In recent years, rent control has become more popular as a means for keeping rents affordable. Cities across the country, including St. Paul, have imposed restrictions on what landlords can legally charge. Defenders of rent control claim that it “maintains private property rights and guarantees landlords a fair return.” Such claims are just a cover for fascism.
Fascism is a system in which “citizens retain the responsibilities of owning property, without the freedom to act and without any of the advantages of ownership.” Under rent control, the owner must maintain a property, while government dictates the terms of his use. Rent control does not protect property rights.
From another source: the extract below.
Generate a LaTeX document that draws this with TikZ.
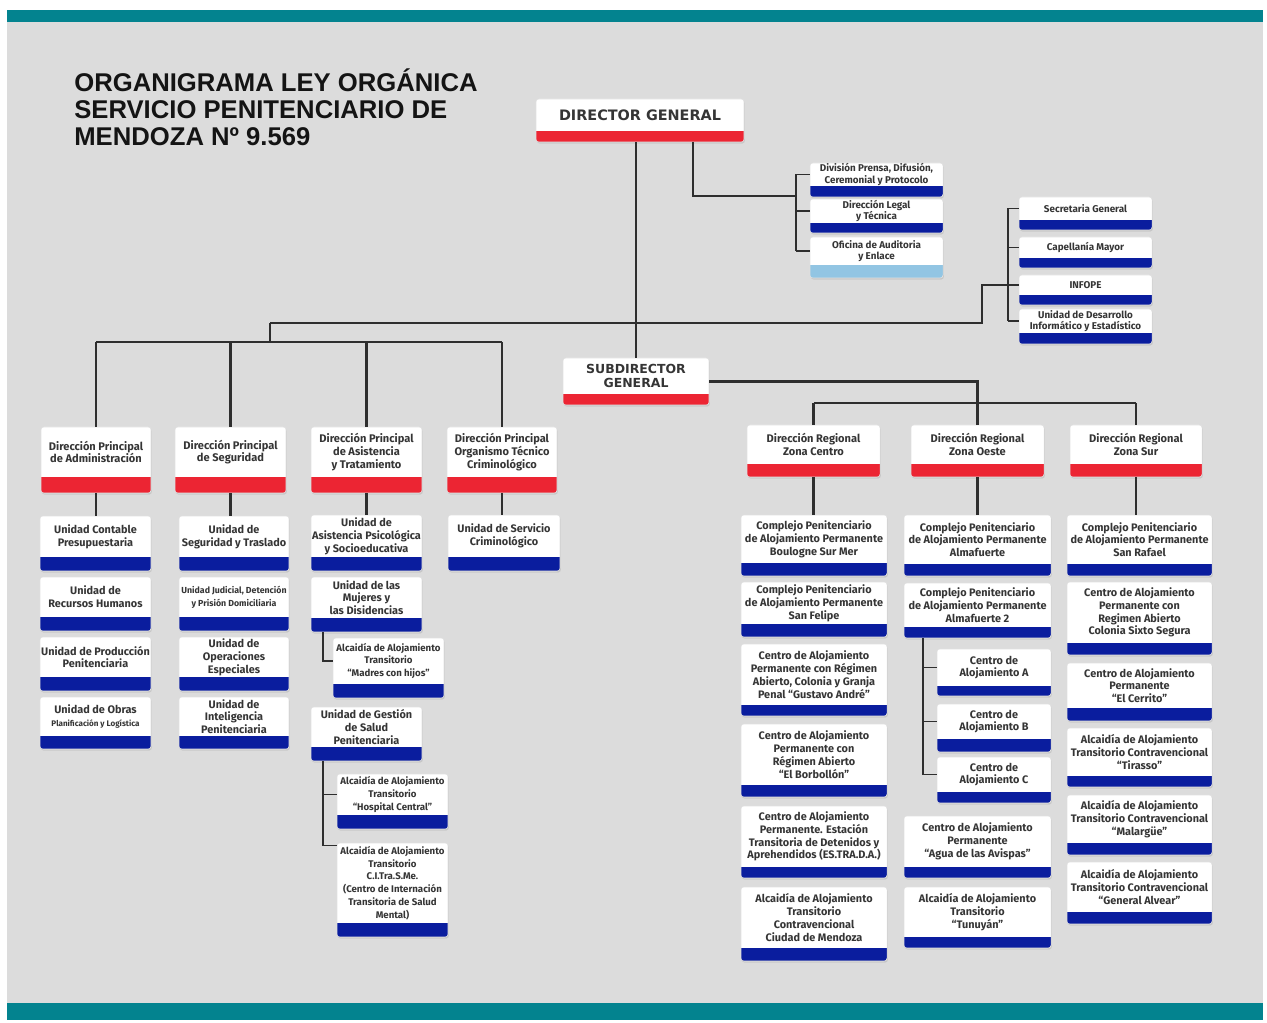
\documentclass[tikz,border=0pt]{standalone}
\usepackage{fontspec}
\setmainfont{Fira Sans}
\newfontfamily\titlefont{Liberation Sans}
\newfontfamily\headfont{DejaVu Sans}
\usetikzlibrary{calc,fit,shadows}
\definecolor{barteal}{HTML}{03838F}
\definecolor{pagegrey}{HTML}{DCDCDC}
\definecolor{bandred}{HTML}{EC2533}
\definecolor{bandblue}{HTML}{0A1D9E}
\definecolor{bandsky}{HTML}{92C5E3}
\definecolor{inkgrey}{HTML}{353535}
\definecolor{linegrey}{HTML}{2E2E2E}
\tikzset{
  card/.style={draw=black!12,line width=0.3pt,fill=white,rounded corners=1.6pt,inner sep=0pt,
    drop shadow={shadow xshift=0.5pt,shadow yshift=-0.9pt,opacity=0.22}},
  cardtext/.style={align=center,inner sep=0pt,text=inkgrey,font=\bfseries\fontsize{6.2}{7.3}\selectfont},
  cardsmall/.style={cardtext,font=\bfseries\fontsize{5.0}{7.3}\selectfont},
  stafftext/.style={cardtext,font=\bfseries\fontsize{5.6}{6.4}\selectfont},
  alctext/.style={cardtext,font=\bfseries\fontsize{5.5}{7.3}\selectfont},
  dirtext/.style={cardtext,font=\bfseries\fontsize{6.3}{7.2}\selectfont},
  headtext/.style={cardtext,font=\headfont\bfseries\fontsize{8.2}{8.2}\selectfont},
  subhead/.style={cardtext,font=\headfont\bfseries\fontsize{7.1}{8.0}\selectfont},
  titletext/.style={anchor=base west,inner sep=0pt,text=black!92,font=\titlefont\bfseries\fontsize{14.6}{15.3}\selectfont},
  link/.style={draw=linegrey,line width=1.2pt},
  sublink/.style={draw=linegrey,line width=0.75pt},
}
\newcommand{\orgbox}[9][bandblue]{% [band colour]{name}{left}{top}{right}{bottom}{band px}{text style}{text}
  \path (#3,#4) coordinate (#2-nw) (#5,#6) coordinate (#2-se);
  % Card with coloured foot
  \node[card,fit=(#2-nw)(#2-se),
    path picture={\fill[#1,sharp corners] (path picture bounding box.south west) rectangle ([yshift=#7*0.02cm]path picture bounding box.south east);}] (#2) {};
  % Label in the white part
  \node[#8] (#2-t) at ({(#3+#5)/2},{(#4+#6-#7)/2}) {#9};
}

\begin{document}
\begin{tikzpicture}[x=0.02cm,y=-0.02cm]
  \useasboundingbox (0,0) rectangle (1267,1023);
  % Page
  \fill[white] (0,0) rectangle (1267,1023);
  \fill[pagegrey] (7,10) rectangle (1263,1020);
  \fill[barteal] (7,10) rectangle (1263,22);
  \fill[barteal] (7,1003) rectangle (1263,1020);
  % Title
  \node[titletext] (title1) at (74,92) {ORGANIGRAMA LEY ORGÁNICA};
  \node[titletext] (title2) at (74,119) {SERVICIO PENITENCIARIO DE};
  \node[titletext] (title3) at (74,146) {MENDOZA Nº 9.569};

  % Top of the chart
  \orgbox[bandred]{dg}{536}{99}{744}{142}{11}{headtext}{DIRECTOR GENERAL}
  \orgbox[bandred]{sd}{563}{358}{709}{405}{11}{subhead}{SUBDIRECTOR\\GENERAL}

  % Staff of the director
  \orgbox{prensa}{810}{163}{943}{197}{11}{stafftext}{División Prensa, Difusión,\\Ceremonial y Protocolo}
  \orgbox{legal}{810}{199}{943}{233}{10}{stafftext}{Dirección Legal\\y Técnica}
  \orgbox[bandsky]{auditoria}{810}{237}{943}{278}{13}{stafftext}{Oficina de Auditoria\\y Enlace}
  \orgbox{secretaria}{1019}{197}{1152}{230}{10}{stafftext}{Secretaria General}
  \orgbox{capellania}{1019}{237}{1152}{268}{10}{stafftext}{Capellanía Mayor}
  \orgbox{infope}{1019}{275}{1152}{305}{10}{stafftext}{INFOPE}
  \orgbox{desarrollo}{1019}{309}{1152}{344}{11}{stafftext}{Unidad de Desarrollo\\Informático y Estadístico}

  % Principal directorates
  \orgbox[bandred]{admin}{41}{427}{151}{493}{16}{dirtext}{Dirección Principal\\de Administración}
  \orgbox[bandred]{seg}{175}{427}{286}{493}{16}{dirtext}{Dirección Principal\\de Seguridad}
  \orgbox[bandred]{asist}{311}{427}{422}{493}{16}{dirtext}{Dirección Principal\\de Asistencia\\y Tratamiento}
  \orgbox[bandred]{organ}{447}{427}{557}{493}{16}{dirtext}{Dirección Principal\\Organismo Técnico\\Criminológico}

  % Regional directorates
  \orgbox[bandred]{centro}{747}{425}{880}{477}{13}{dirtext}{Dirección Regional\\Zona Centro}
  \orgbox[bandred]{oeste}{911}{425}{1044}{477}{13}{dirtext}{Dirección Regional\\Zona Oeste}
  \orgbox[bandred]{sur}{1070}{425}{1202}{477}{13}{dirtext}{Dirección Regional\\Zona Sur}

  % Administracion
  \orgbox{uc}{40}{516}{151}{571}{14}{cardtext}{Unidad Contable\\Presupuestaria}
  \orgbox{urh}{40}{577}{151}{631}{14}{cardtext}{Unidad de\\Recursos Humanos}
  \orgbox{upp}{40}{637}{151}{691}{14}{cardtext}{Unidad de Producción\\Penitenciaria}
  \orgbox{uob}{40}{697}{151}{749}{13}{cardtext}{Unidad de Obras\\{\fontsize{4.6}{7.3}\selectfont Planificación y Logística}}

  % Seguridad
  \orgbox{ust}{179}{516}{289}{571}{14}{cardtext}{Unidad de\\Seguridad y Traslado}
  \orgbox{ujd}{179}{577}{289}{631}{14}{cardsmall}{Unidad Judicial, Detención\\y Prisión Domiciliaria}
  \orgbox{uoe}{179}{637}{289}{691}{14}{cardtext}{Unidad de\\Operaciones\\Especiales}
  \orgbox{uip}{179}{697}{289}{749}{13}{cardtext}{Unidad de\\Inteligencia\\Penitenciaria}

  % Asistencia y Tratamiento
  \orgbox{uap}{311}{515}{422}{571}{14}{cardtext}{Unidad de\\Asistencia Psicológica\\y Socioeducativa}
  \orgbox{umd}{311}{577}{422}{632}{14}{cardtext}{Unidad de las\\Mujeres y\\las Disidencias}
  \orgbox{amh}{333}{638}{444}{698}{14}{alctext}{Alcaidía de Alojamiento\\Transitorio\\``Madres con hijos''}
  \orgbox{ugs}{311}{707}{422}{761}{14}{cardtext}{Unidad de Gestión\\de Salud\\Penitenciaria}
  \orgbox{ahc}{337}{774}{448}{829}{14}{alctext}{Alcaidía de Alojamiento\\Transitorio\\``Hospital Central''}
  \orgbox{acm}{337}{843}{448}{937}{14}{alctext}{Alcaidía de Alojamiento\\Transitorio\\C.I.Tra.S.Me.\\(Centro de Internación\\Transitoria de Salud\\Mental)}

  % Organismo Tecnico
  \orgbox{usc}{448}{515}{560}{571}{14}{cardtext}{Unidad de Servicio\\Criminológico}

  % Zona Centro
  \orgbox{cbsm}{741}{515}{887}{576}{13}{cardtext}{Complejo Penitenciario\\de Alojamiento Permanente\\Boulogne Sur Mer}
  \orgbox{csf}{741}{582}{887}{637}{13}{cardtext}{Complejo Penitenciario\\de Alojamiento Permanente\\San Felipe}
  \orgbox{cga}{741}{644}{887}{716}{11}{cardtext}{Centro de Alojamiento\\Permanente con Régimen\\Abierto, Colonia y Granja\\Penal ``Gustavo André''}
  \orgbox{ceb}{741}{724}{887}{797}{12}{cardtext}{Centro de Alojamiento\\Permanente con\\Régimen Abierto\\``El Borbollón''}
  \orgbox{ces}{741}{806}{887}{878}{11}{cardtext}{Centro de Alojamiento\\Permanente. Estación\\Transitoria de Detenidos y\\Aprehendidos (ES.TRA.D.A.)}
  \orgbox{acd}{741}{887}{887}{961}{13}{cardtext}{Alcaidía de Alojamiento\\Transitorio\\Contravencional\\Ciudad de Mendoza}

  % Zona Oeste
  \orgbox{caa}{904}{515}{1051}{576}{12}{cardtext}{Complejo Penitenciario\\de Alojamiento Permanente\\Almafuerte}
  \orgbox{caa2}{904}{583}{1051}{638}{11}{cardtext}{Complejo Penitenciario\\de Alojamiento Permanente\\Almafuerte 2}
  \orgbox{cla}{937}{649}{1051}{696}{10}{cardtext}{Centro de\\Alojamiento A}
  \orgbox{clb}{937}{704}{1051}{752}{13}{cardtext}{Centro de\\Alojamiento B}
  \orgbox{clc}{937}{757}{1051}{803}{11}{cardtext}{Centro de\\Alojamiento C}
  \orgbox{cav}{904}{816}{1051}{878}{11}{cardtext}{Centro de Alojamiento\\Permanente\\``Agua de las Avispas''}
  \orgbox{atu}{904}{887}{1051}{948}{11}{cardtext}{Alcaidía de Alojamiento\\Transitorio\\``Tunuyán''}

  % Zona Sur
  \orgbox{csr}{1067}{515}{1212}{576}{12}{cardtext}{Complejo Penitenciario\\de Alojamiento Permanente\\San Rafael}
  \orgbox{css}{1067}{582}{1212}{655}{12}{cardtext}{Centro de Alojamiento\\Permanente con\\Regimen Abierto\\Colonia Sixto Segura}
  \orgbox{cec}{1067}{663}{1212}{721}{13}{cardtext}{Centro de Alojamiento\\Permanente\\``El Cerrito''}
  \orgbox{ati}{1067}{728}{1212}{787}{11}{cardtext}{Alcaidía de Alojamiento\\Transitorio Contravencional\\``Tirasso''}
  \orgbox{ama}{1067}{795}{1212}{855}{12}{cardtext}{Alcaidía de Alojamiento\\Transitorio Contravencional\\``Malargüe''}
  \orgbox{aga}{1067}{862}{1212}{924}{12}{cardtext}{Alcaidía de Alojamiento\\Transitorio Contravencional\\``General Alvear''}

  % Connectors
  \coordinate (dgtap) at (693,142);
  \coordinate (busA) at (796,196);
  \coordinate (busB) at (1008,0);
  \coordinate (hubL) at (270,323);
  \coordinate (hubR) at (982,323);
  \coordinate (rowL) at (0,342);
  \coordinate (rowZ) at (0,403);
  \coordinate (busM) at (323,0);
  \coordinate (busO) at (923,0);

  \draw[link] (sd.north |- dg.south) -- (sd.north);
  \draw[sublink] (dgtap) |- (busA);
  \draw[sublink] (busA |- prensa-t) -- (busA |- auditoria-t);
  \foreach \s in {prensa,legal,auditoria}
    \draw[sublink] (busA |- \s-t) -- (\s.west |- \s-t);
  \draw[link] (hubL) -- (hubR) |- (infope.west |- infope-t);
  \draw[sublink] (busB |- secretaria-t) -- (busB |- desarrollo-t);
  \foreach \s in {secretaria,capellania,desarrollo}
    \draw[sublink] (busB |- \s-t) -- (\s.west |- \s-t);

  \draw[link] (hubL) -- (hubL |- rowL);
  \draw[link] (admin.north |- rowL) -- (organ.north |- rowL);
  \foreach \d in {admin,seg,asist,organ}
    \draw[link] (\d.north |- rowL) -- (\d.north);
  \draw[link] (admin.south) -- (admin.south |- uc.north);
  \draw[link] (seg.south) -- (seg.south |- ust.north);
  \draw[link] (asist.south) -- (asist.south |- uap.north);
  \draw[link] (organ.south) -- (organ.south |- usc.north);

  \draw[link] (sd.east) -| (oeste.north);
  \draw[link] (centro.north |- rowZ) -- (sur.north |- rowZ);
  \foreach \z in {centro,sur}
    \draw[link] (\z.north |- rowZ) -- (\z.north);
  \draw[link] (centro.south) -- (centro.south |- cbsm.north);
  \draw[link] (oeste.south) -- (oeste.south |- caa.north);
  \draw[link] (sur.south) -- (sur.south |- csr.north);

  \draw[sublink] (busM |- umd.south) |- (amh.west |- amh-t);
  \draw[sublink] (busM |- ugs.south) -- (busM |- acm-t.north);
  \draw[sublink] (busM |- ahc-t) -- (ahc.west |- ahc-t);
  \draw[sublink] (busM |- acm-t.north) -- (acm.west |- acm-t.north);
  \draw[sublink] (busO |- caa2.south) -- (busO |- clc-t);
  \foreach \c in {cla,clb,clc}
    \draw[sublink] (busO |- \c-t) -- (\c.west |- \c-t);
\end{tikzpicture}
\end{document}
The assertion that rent control guarantees landlords a fair return is intellectually dishonest. As an example, St. Paul’s rent control ordinance caps rent increases at 3 percent. This is far below the current rate of inflation, which means that landlords are losing money each and every month. How is that a fair return? If landlords are required by law to lose money, they won’t remain landlords for long. They will either go bankrupt or they will move their money to better investments.
The right to property means the freedom to produce and trade. Rent control, like most government regulations, removes this freedom. Under rent control, private property exists in name only. The owner is not free to trade on terms that he finds acceptable. Instead, he must trade on terms established by government officials.
Rent control provides a pretense of private property. That pretense is effective only to the extent that individuals do not define their terms and think in principles. If one does define his terms and think in principles, it is clear that rent control is fascism.